• [Data]:
<<<<
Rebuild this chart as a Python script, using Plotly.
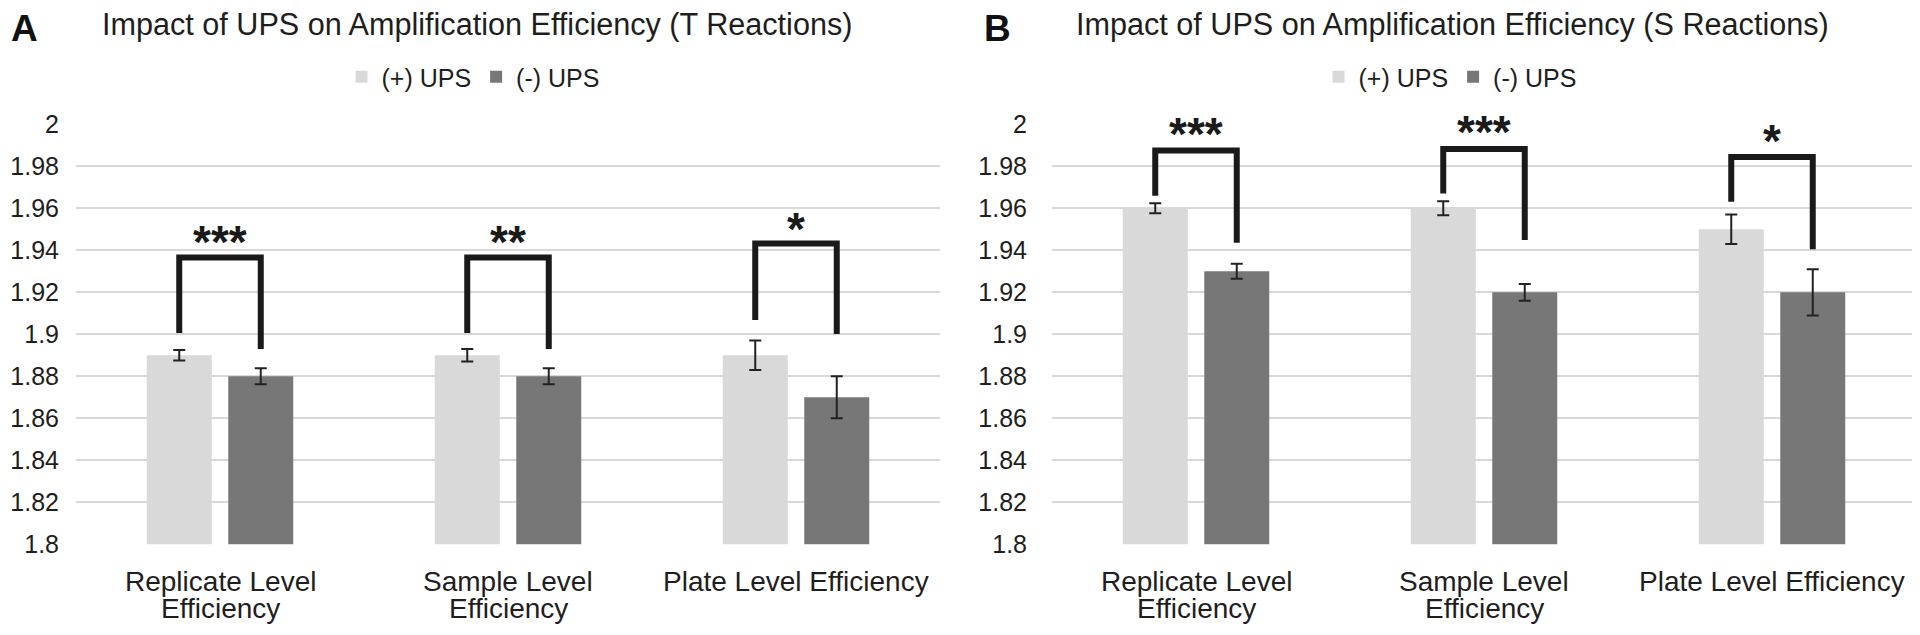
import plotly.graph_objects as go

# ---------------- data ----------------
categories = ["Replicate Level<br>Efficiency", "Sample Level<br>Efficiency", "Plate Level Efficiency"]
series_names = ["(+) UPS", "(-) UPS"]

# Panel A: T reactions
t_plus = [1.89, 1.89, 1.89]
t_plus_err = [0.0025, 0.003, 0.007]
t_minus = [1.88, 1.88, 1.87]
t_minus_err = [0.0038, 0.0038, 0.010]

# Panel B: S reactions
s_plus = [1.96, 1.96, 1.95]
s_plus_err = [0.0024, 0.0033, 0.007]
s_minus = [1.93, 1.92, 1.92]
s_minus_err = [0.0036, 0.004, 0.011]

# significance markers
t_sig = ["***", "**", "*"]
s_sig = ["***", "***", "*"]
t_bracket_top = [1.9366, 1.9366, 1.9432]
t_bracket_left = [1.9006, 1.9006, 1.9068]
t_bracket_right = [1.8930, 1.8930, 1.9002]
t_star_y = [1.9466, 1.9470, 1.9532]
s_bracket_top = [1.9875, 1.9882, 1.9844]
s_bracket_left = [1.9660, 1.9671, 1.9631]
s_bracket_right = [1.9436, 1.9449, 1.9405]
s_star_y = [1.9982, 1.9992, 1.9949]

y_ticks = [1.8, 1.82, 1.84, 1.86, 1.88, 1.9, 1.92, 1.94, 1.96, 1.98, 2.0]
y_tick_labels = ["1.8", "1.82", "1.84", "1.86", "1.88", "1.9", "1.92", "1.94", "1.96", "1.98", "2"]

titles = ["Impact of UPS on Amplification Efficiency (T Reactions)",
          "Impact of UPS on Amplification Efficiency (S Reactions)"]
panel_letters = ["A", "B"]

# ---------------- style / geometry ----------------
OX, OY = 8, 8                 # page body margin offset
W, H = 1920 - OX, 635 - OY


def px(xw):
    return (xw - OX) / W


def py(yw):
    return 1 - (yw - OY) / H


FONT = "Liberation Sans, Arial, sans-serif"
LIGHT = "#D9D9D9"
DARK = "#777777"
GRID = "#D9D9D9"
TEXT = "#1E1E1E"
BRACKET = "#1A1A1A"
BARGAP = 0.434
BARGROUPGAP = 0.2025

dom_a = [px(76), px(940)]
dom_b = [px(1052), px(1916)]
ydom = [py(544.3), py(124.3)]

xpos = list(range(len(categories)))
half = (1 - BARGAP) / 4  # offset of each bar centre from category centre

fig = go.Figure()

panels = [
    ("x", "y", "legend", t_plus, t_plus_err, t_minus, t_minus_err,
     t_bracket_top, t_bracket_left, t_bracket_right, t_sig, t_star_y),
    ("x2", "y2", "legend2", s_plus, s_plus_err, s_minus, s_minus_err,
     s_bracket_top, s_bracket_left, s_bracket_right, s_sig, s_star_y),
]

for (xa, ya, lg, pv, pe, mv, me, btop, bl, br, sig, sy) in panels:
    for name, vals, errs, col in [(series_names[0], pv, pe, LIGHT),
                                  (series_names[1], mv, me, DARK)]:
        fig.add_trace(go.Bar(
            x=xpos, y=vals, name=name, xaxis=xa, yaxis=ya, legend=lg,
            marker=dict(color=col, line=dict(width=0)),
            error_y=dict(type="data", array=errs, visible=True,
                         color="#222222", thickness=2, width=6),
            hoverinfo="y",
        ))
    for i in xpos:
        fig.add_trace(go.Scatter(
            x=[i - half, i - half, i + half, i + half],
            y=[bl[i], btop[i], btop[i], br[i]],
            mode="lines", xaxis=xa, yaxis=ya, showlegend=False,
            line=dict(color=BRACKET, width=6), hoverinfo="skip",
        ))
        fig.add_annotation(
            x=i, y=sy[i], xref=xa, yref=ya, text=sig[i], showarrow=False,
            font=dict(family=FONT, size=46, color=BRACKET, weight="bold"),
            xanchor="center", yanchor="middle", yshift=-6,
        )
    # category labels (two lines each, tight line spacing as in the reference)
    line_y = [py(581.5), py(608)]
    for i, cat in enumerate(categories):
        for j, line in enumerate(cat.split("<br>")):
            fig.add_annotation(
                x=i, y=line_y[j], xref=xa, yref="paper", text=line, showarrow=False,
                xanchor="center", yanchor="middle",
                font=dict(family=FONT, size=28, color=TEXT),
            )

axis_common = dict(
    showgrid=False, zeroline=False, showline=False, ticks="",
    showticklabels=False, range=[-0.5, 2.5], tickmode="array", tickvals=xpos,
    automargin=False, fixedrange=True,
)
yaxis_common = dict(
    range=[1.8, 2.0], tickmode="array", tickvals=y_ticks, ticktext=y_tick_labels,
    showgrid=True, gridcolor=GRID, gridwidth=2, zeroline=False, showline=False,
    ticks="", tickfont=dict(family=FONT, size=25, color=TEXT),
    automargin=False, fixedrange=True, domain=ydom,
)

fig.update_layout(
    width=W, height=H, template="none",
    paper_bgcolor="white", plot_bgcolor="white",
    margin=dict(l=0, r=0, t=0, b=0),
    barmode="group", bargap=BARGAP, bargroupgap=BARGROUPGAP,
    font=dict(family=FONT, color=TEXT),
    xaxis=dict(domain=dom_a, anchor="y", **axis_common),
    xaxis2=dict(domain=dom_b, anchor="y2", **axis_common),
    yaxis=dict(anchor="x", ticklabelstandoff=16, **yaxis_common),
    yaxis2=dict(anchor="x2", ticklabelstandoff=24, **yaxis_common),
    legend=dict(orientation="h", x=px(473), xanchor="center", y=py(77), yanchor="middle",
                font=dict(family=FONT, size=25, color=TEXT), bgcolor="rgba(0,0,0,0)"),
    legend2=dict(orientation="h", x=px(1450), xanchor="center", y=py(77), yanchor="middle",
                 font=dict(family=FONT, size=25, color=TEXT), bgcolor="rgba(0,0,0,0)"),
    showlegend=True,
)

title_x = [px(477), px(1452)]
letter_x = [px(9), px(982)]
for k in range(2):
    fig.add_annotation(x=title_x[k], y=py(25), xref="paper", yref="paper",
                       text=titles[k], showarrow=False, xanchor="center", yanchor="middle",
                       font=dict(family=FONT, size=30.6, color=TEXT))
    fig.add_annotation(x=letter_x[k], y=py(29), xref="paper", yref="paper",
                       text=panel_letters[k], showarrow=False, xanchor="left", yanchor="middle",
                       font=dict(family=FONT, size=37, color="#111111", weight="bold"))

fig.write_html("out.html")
>>>>
<<<<
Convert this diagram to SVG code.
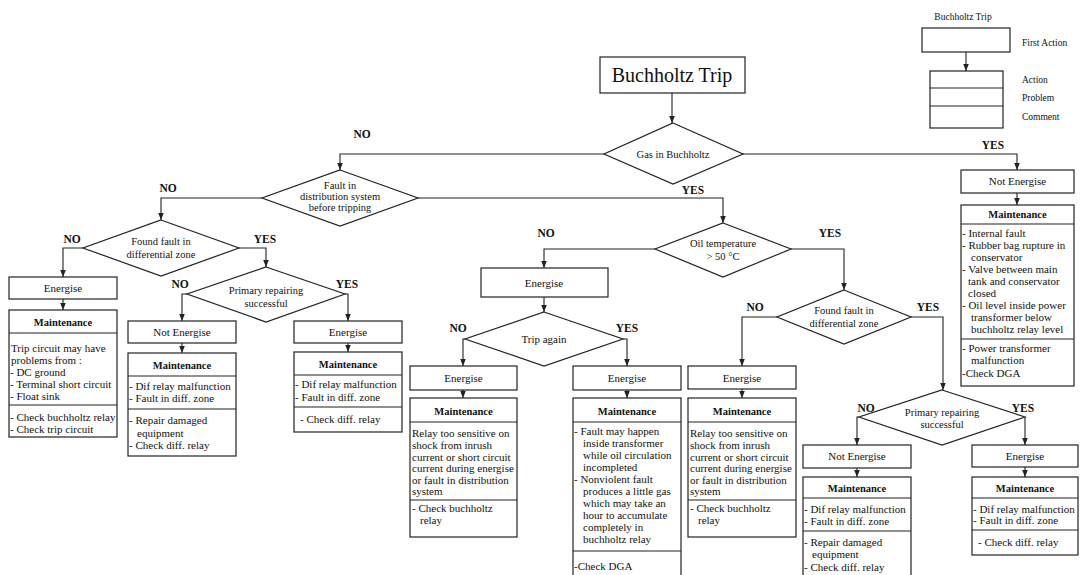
>>>>
• [Required work]: The material above holds pictures; leave them out. Repeat exactly the lines from the one containing "Rebuild this chart" through the one containing "s_minus_err = [0.0036, 0.004, 0.011]", and nothing else.

• [Solution to this problem]:
Rebuild this chart as a Python script, using Plotly.
import plotly.graph_objects as go

# ---------------- data ----------------
categories = ["Replicate Level<br>Efficiency", "Sample Level<br>Efficiency", "Plate Level Efficiency"]
series_names = ["(+) UPS", "(-) UPS"]

# Panel A: T reactions
t_plus = [1.89, 1.89, 1.89]
t_plus_err = [0.0025, 0.003, 0.007]
t_minus = [1.88, 1.88, 1.87]
t_minus_err = [0.0038, 0.0038, 0.010]

# Panel B: S reactions
s_plus = [1.96, 1.96, 1.95]
s_plus_err = [0.0024, 0.0033, 0.007]
s_minus = [1.93, 1.92, 1.92]
s_minus_err = [0.0036, 0.004, 0.011]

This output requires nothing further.